From the September 1890 issue of The Christian Science Journal

This article was later republished in Miscellaneous Writings 1883-1896: Mis. 8:9-10:28 


Who is mine enemy, that I should love him? Is it a creature or a thing outside my own creation? Can I see an enemy, except I first formulate this enemy and then look upon the object of my own conception? What is it that harms me? Can "height, or depth, or any other creature" separate me from the Love that is Good—that blesses infinitely one and all?
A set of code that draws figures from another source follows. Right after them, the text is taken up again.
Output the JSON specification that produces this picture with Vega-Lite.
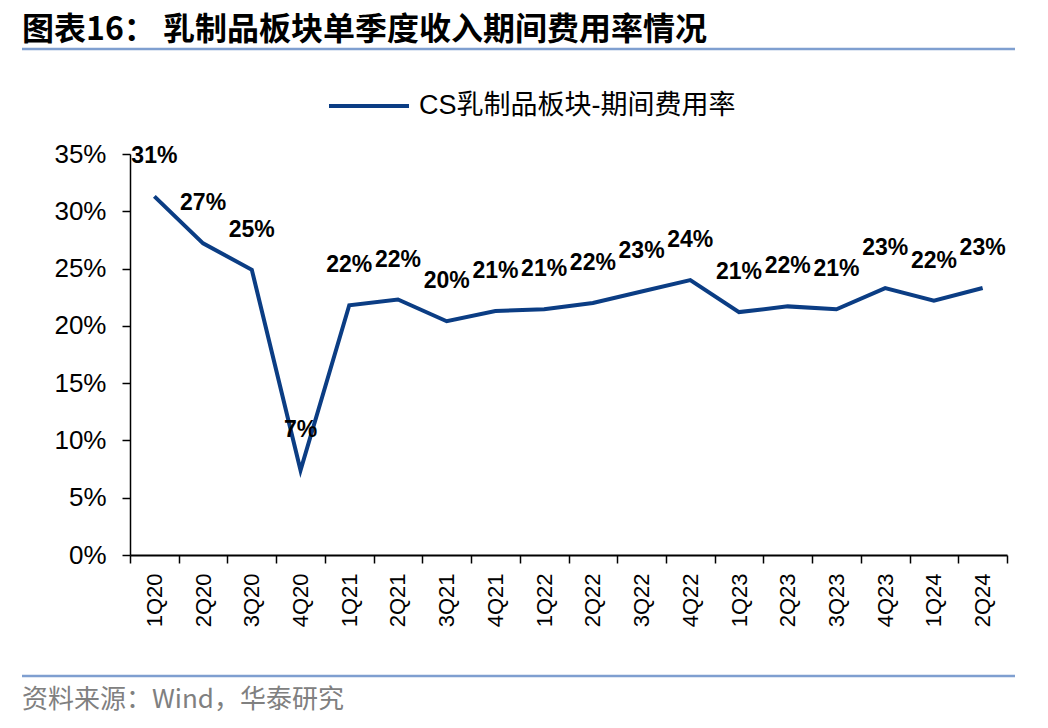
{
  "$schema": "https://vega.github.io/schema/vega-lite/v6.json",
  "width": 877,
  "height": 401,
  "autosize": {"type": "none"},
  "padding": {"left": 130, "top": 154, "right": 41, "bottom": 173},
  "background": "white",
  "config": {"view": {"stroke": null}, "font": "Liberation Sans"},
  "layer": [
    {
      "data": {
        "values": [
          {"quarter": "1Q20", "rate": 0.313},
          {"quarter": "2Q20", "rate": 0.272},
          {"quarter": "3Q20", "rate": 0.249},
          {"quarter": "4Q20", "rate": 0.074},
          {"quarter": "1Q21", "rate": 0.218},
          {"quarter": "2Q21", "rate": 0.223},
          {"quarter": "3Q21", "rate": 0.204},
          {"quarter": "4Q21", "rate": 0.213},
          {"quarter": "1Q22", "rate": 0.2145},
          {"quarter": "2Q22", "rate": 0.220},
          {"quarter": "3Q22", "rate": 0.230},
          {"quarter": "4Q22", "rate": 0.240},
          {"quarter": "1Q23", "rate": 0.212},
          {"quarter": "2Q23", "rate": 0.217},
          {"quarter": "3Q23", "rate": 0.2145},
          {"quarter": "4Q23", "rate": 0.233},
          {"quarter": "1Q24", "rate": 0.222},
          {"quarter": "2Q24", "rate": 0.233}
        ]
      },
      "encoding": {
        "x": {
          "field": "quarter",
          "type": "ordinal",
          "sort": null,
          "bandPosition": 0.5,
          "scale": {"type": "band", "paddingInner": 0, "paddingOuter": 0},
          "axis": {
            "title": null,
            "labelAngle": -90,
            "labelAlign": "right",
            "labelBaseline": "middle",
            "labelFontSize": 22,
            "labelColor": "black",
            "labelPadding": 10,
            "tickBand": "extent",
            "tickSize": 8,
            "tickColor": "black",
            "tickWidth": 1.5,
            "domainColor": "black",
            "domainWidth": 2,
            "grid": false
          }
        },
        "y": {
          "field": "rate",
          "type": "quantitative",
          "scale": {"domain": [0, 0.35], "nice": false},
          "axis": {
            "title": null,
            "values": [0, 0.05, 0.1, 0.15, 0.2, 0.25, 0.3, 0.35],
            "format": ".0%",
            "labelFontSize": 26,
            "labelColor": "black",
            "labelPadding": 16,
            "tickSize": 8,
            "tickColor": "black",
            "tickWidth": 1.5,
            "domainColor": "black",
            "domainWidth": 1.5,
            "grid": false
          }
        }
      },
      "layer": [
        {
          "mark": {"type": "line", "strokeWidth": 4, "strokeJoin": "miter"},
          "encoding": {
            "color": {
              "datum": "CS乳制品板块-期间费用率",
              "scale": {"range": ["#0B3D84"]},
              "legend": {
                "title": null,
                "orient": "none",
                "legendX": 197,
                "legendY": -90,
                "symbolType": "stroke",
                "symbolSize": 6400,
                "symbolStrokeWidth": 4,
                "labelFontSize": 27,
                "labelFont": "Liberation Sans, Noto Sans CJK SC",
                "labelColor": "black",
                "labelOffset": 8,
                "labelLimit": 600,
                "padding": 0
              }
            }
          }
        },
        {
          "mark": {"type": "text", "dy": -40, "fontSize": 23, "fontWeight": "bold", "font": "Liberation Sans", "color": "black"},
          "encoding": {"text": {"field": "rate", "type": "quantitative", "format": ".0%"}}
        }
      ]
    },
    {
      "data": {"values": [{}]},
      "mark": {"type": "text", "align": "left", "baseline": "middle", "fontSize": 32, "fontWeight": "bold", "font": "Noto Sans CJK SC", "color": "black"},
      "encoding": {"x": {"value": -108}, "y": {"value": -124}, "text": {"value": "图表16：  乳制品板块单季度收入期间费用率情况"}}
    },
    {
      "data": {"values": [{}]},
      "mark": {"type": "rule", "stroke": "#7F9FD0", "strokeWidth": 2.5},
      "encoding": {"x": {"value": -108}, "x2": {"value": 885}, "y": {"value": -105}}
    },
    {
      "data": {"values": [{}]},
      "mark": {"type": "rule", "stroke": "#7F9FD0", "strokeWidth": 2.5},
      "encoding": {"x": {"value": -108}, "x2": {"value": 885}, "y": {"value": 522}}
    },
    {
      "data": {"values": [{}]},
      "mark": {"type": "text", "align": "left", "baseline": "middle", "fontSize": 26, "font": "Noto Sans CJK SC", "color": "#808080"},
      "encoding": {"x": {"value": -108}, "y": {"value": 546}, "text": {"value": "资料来源：Wind，华泰研究"}}
    }
  ]
}
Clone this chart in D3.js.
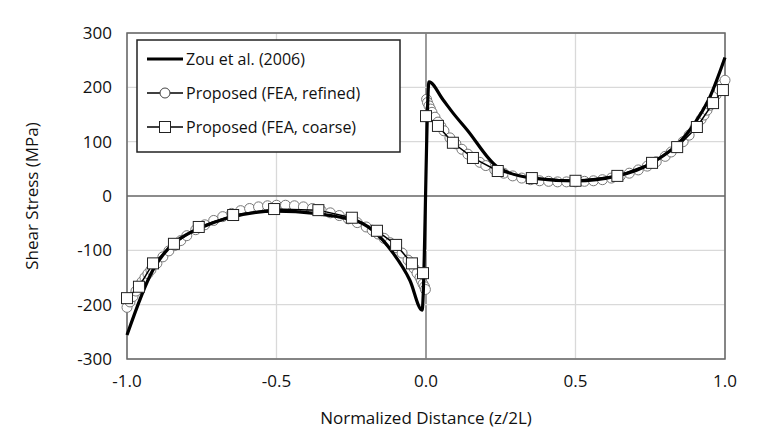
<!DOCTYPE html>
<html><head><meta charset="utf-8">
<script src="https://cdn.jsdelivr.net/npm/d3@7"></script>
<style>body{margin:0;background:#fff}text{font-family:"Open Sans","Noto Sans",sans-serif;fill:#111}</style>
</head><body><div id="chart"></div>
<script>
const zouX = [-1, -0.913, -0.756, -0.5, -0.244, -0.11, -0.054, -0.013, 0.01, 0.057, 0.09, 0.137, 0.24, 0.354, 0.5, 0.64, 0.756, 0.883, 0.95, 1.0];
const zouY = [-256, -136, -59, -28, -44, -105, -155, -210, 210, 177, 153, 122, 53, 33, 28, 37, 61, 122, 183, 255];

const refX = [-1,-0.99,-0.98,-0.97,-0.96,-0.95,-0.94,-0.93,-0.92,-0.90,-0.88,-0.86,-0.84,-0.82,-0.80,-0.77,-0.74,-0.71,-0.68,-0.65,-0.62,-0.59,-0.56,-0.53,-0.50,-0.47,-0.44,-0.41,-0.38,-0.35,-0.32,-0.29,-0.26,-0.23,-0.20,-0.18,-0.16,-0.14,-0.12,-0.10,-0.08,-0.06,-0.05,-0.04,-0.03,-0.02,-0.015,-0.01,-0.005,-0.002,
  0.002,0.005,0.01,0.015,0.02,0.03,0.04,0.05,0.06,0.08,0.10,0.12,0.14,0.16,0.18,0.20,0.23,0.26,0.29,0.32,0.35,0.38,0.41,0.44,0.47,0.50,0.53,0.56,0.59,0.62,0.65,0.68,0.71,0.74,0.77,0.80,0.82,0.84,0.86,0.88,0.90,0.92,0.93,0.94,0.95,0.96,0.97,0.98,0.99,1.0];
const refY = [-205,-195,-185,-175,-165,-158,-150,-143,-136,-124,-112,-101,-91,-82,-73,-62,-53,-45,-38,-32,-27,-23,-20,-18,-17,-17,-18,-20,-23,-27,-31,-36,-42,-49,-57,-63,-70,-78,-86,-95,-105,-118,-125,-133,-142,-150,-156,-162,-167,-172,
  178,172,166,160,154,145,136,128,120,107,96,86,77,69,62,56,48,42,37,33,30,28,27,26,26,26,27,28,30,33,37,42,48,55,63,73,81,90,100,112,126,141,149,158,167,176,186,196,205,213];

const coarseX = [-1, -0.96, -0.913, -0.843, -0.76, -0.645, -0.508, -0.36, -0.248, -0.164, -0.1, -0.047, -0.01,
  0.0, 0.04, 0.09, 0.157, 0.24, 0.354, 0.5, 0.64, 0.756, 0.84, 0.906, 0.96, 0.993];
const coarseY = [-188, -167, -124, -88, -57, -35, -24, -26, -40, -64, -90, -124, -142,
  147, 129, 98, 70, 46, 33, 28, 37, 61, 90, 127, 171, 195];

const xTicks = [-1, -0.5, 0, 0.5, 1];
const yTicks = [-300, -200, -100, 0, 100, 200, 300];
const legendLabels = ["Zou et al. (2006)", "Proposed (FEA, refined)", "Proposed (FEA, coarse)"];

const W = 772, H = 445;
const m = {left: 127, right: 47, top: 33, bottom: 86};
const svg = d3.select('#chart').append('svg').attr('width', W).attr('height', H);
const x = d3.scaleLinear().domain([-1, 1]).range([m.left, W - m.right]);
const y = d3.scaleLinear().domain([-300, 300]).range([H - m.bottom, m.top]);

// grid
svg.append('g').selectAll('line').data(xTicks).enter().append('line')
  .attr('x1', d => x(d)).attr('x2', d => x(d)).attr('y1', y(-300)).attr('y2', y(300))
  .attr('stroke', d => d === 0 ? '#666' : '#d9d9d9').attr('stroke-width', 1.3);
svg.append('g').selectAll('line').data(yTicks).enter().append('line')
  .attr('x1', x(-1)).attr('x2', x(1)).attr('y1', d => y(d)).attr('y2', d => y(d))
  .attr('stroke', d => d === 0 ? '#666' : '#d9d9d9').attr('stroke-width', 1.3);
svg.append('rect').attr('x', x(-1)).attr('y', y(300)).attr('width', x(1) - x(-1)).attr('height', y(-300) - y(300))
  .attr('fill', 'none').attr('stroke', '#666').attr('stroke-width', 1.5);

// tick labels
svg.append('g').selectAll('text').data(xTicks).enter().append('text')
  .attr('x', d => x(d)).attr('y', y(-300) + 28).attr('text-anchor', 'middle').attr('font-size', 17)
  .text(d => d.toFixed(1));
svg.append('g').selectAll('text').data(yTicks).enter().append('text')
  .attr('x', x(-1) - 15).attr('y', d => y(d) + 6).attr('text-anchor', 'end').attr('font-size', 17)
  .text(d => d);
svg.append('text').attr('x', x(0)).attr('y', 424).attr('text-anchor', 'middle').attr('font-size', 17)
  .text('Normalized Distance (z/2L)');
svg.append('text').attr('transform', `translate(38,${y(0)}) rotate(-90)`).attr('text-anchor', 'middle').attr('font-size', 17)
  .text('Shear Stress (MPa)');

const line = d3.line().x(d => x(d[0])).y(d => y(d[1]));
const refPts = d3.zip(refX, refY), coarsePts = d3.zip(coarseX, coarseY);

svg.append('path').datum(refPts.slice(0, 50)).attr('d', line).attr('fill', 'none').attr('stroke', '#000').attr('stroke-width', 1.5);
svg.append('path').datum(refPts.slice(50)).attr('d', line).attr('fill', 'none').attr('stroke', '#000').attr('stroke-width', 1.5);
svg.append('g').selectAll('circle').data(refPts).enter().append('circle')
  .attr('cx', d => x(d[0])).attr('cy', d => y(d[1])).attr('r', 5)
  .attr('fill', '#fff').attr('stroke', '#777').attr('stroke-width', 1);

svg.append('path').datum(d3.zip(zouX, zouY)).attr('d', d3.line().x(d => x(d[0])).y(d => y(d[1])).curve(d3.curveMonotoneX))
  .attr('fill', 'none').attr('stroke', '#000').attr('stroke-width', 3.2);

svg.append('path').datum(coarsePts.slice(0, 13)).attr('d', line).attr('fill', 'none').attr('stroke', '#000').attr('stroke-width', 1.5);
svg.append('path').datum(coarsePts.slice(13)).attr('d', line).attr('fill', 'none').attr('stroke', '#000').attr('stroke-width', 1.5);
svg.append('g').selectAll('rect').data(coarsePts).enter().append('rect')
  .attr('x', d => x(d[0]) - 5.5).attr('y', d => y(d[1]) - 5.5).attr('width', 11).attr('height', 11)
  .attr('fill', '#fff').attr('stroke', '#222').attr('stroke-width', 1);

// legend
const lg = svg.append('g');
lg.append('rect').attr('x', 137).attr('y', 40).attr('width', 263).attr('height', 112)
  .attr('fill', '#fff').attr('stroke', '#222').attr('stroke-width', 1.5);
legendLabels.forEach((t, i) => {
  const ly = 59 + i * 34;
  lg.append('line').attr('x1', 147).attr('x2', 183).attr('y1', ly).attr('y2', ly)
    .attr('stroke', '#000').attr('stroke-width', i === 0 ? 3.2 : 1.5);
  if (i === 1) lg.append('circle').attr('cx', 165).attr('cy', ly).attr('r', 5).attr('fill', '#fff').attr('stroke', '#444');
  if (i === 2) lg.append('rect').attr('x', 159.5).attr('y', ly - 5.5).attr('width', 11).attr('height', 11).attr('fill', '#fff').attr('stroke', '#222');
  lg.append('text').attr('x', 186).attr('y', ly + 6).attr('font-size', 16).text(t);
});
</script></body></html>
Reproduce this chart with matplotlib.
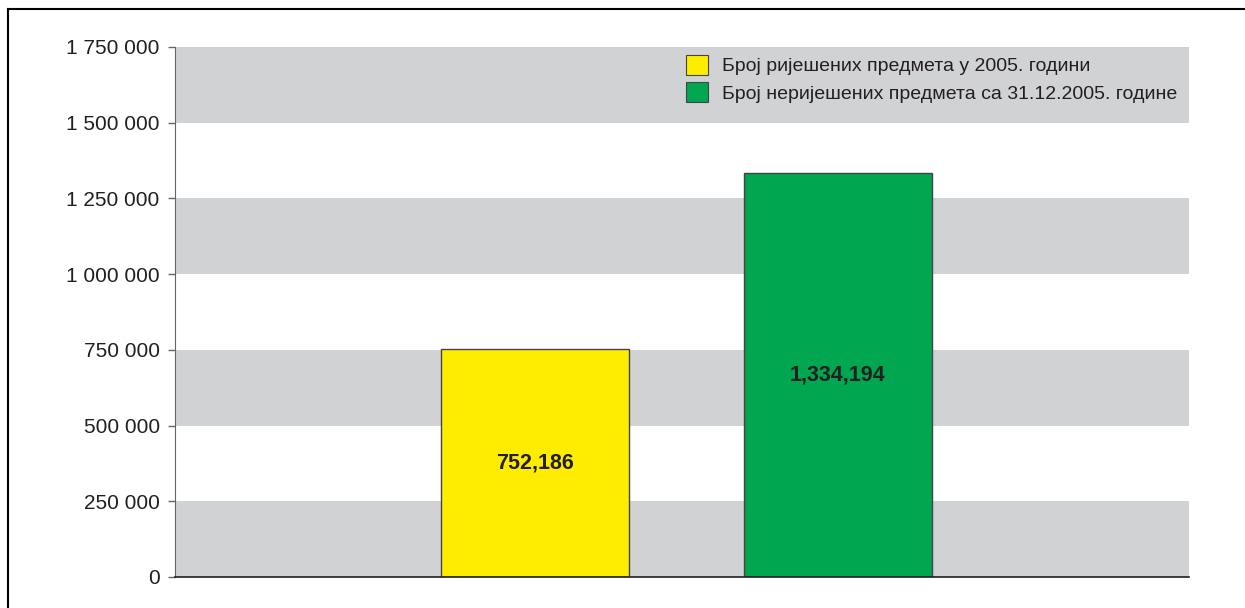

We may simply count our enemy to be that which defiles, defaces and dethrones the Christ-image that we should reflect. Whatever purifies, sanctifies, and consecrates human life is not an enemy. Shakespeare writes: "Sweet are the uses of adversity." Jesus said: "Blessed are ye when men shall revile you and persecute you, and shall say all manner of evil against you falsely for my name's sake; for so persecuted they the prophets which were before you."

The law, with its "Thou shalt not," its demand and sentence, can only be fulfilled through the Gospel's benediction. Then, "Blessed are ye," in so much as the consciousness of good, grace and peace comes through affliction rightly understood; affliction sanctified in the purification it brings to the flesh, to pride, self-ignorance, self-will, self-love, self-justification. Sweet, indeed, are these uses of His rod! Well is it that the Shepherd of Israel passes all His flock under His rod, into His fold; thereby numbering them, and giving them refuge at last from the storm and the tempest.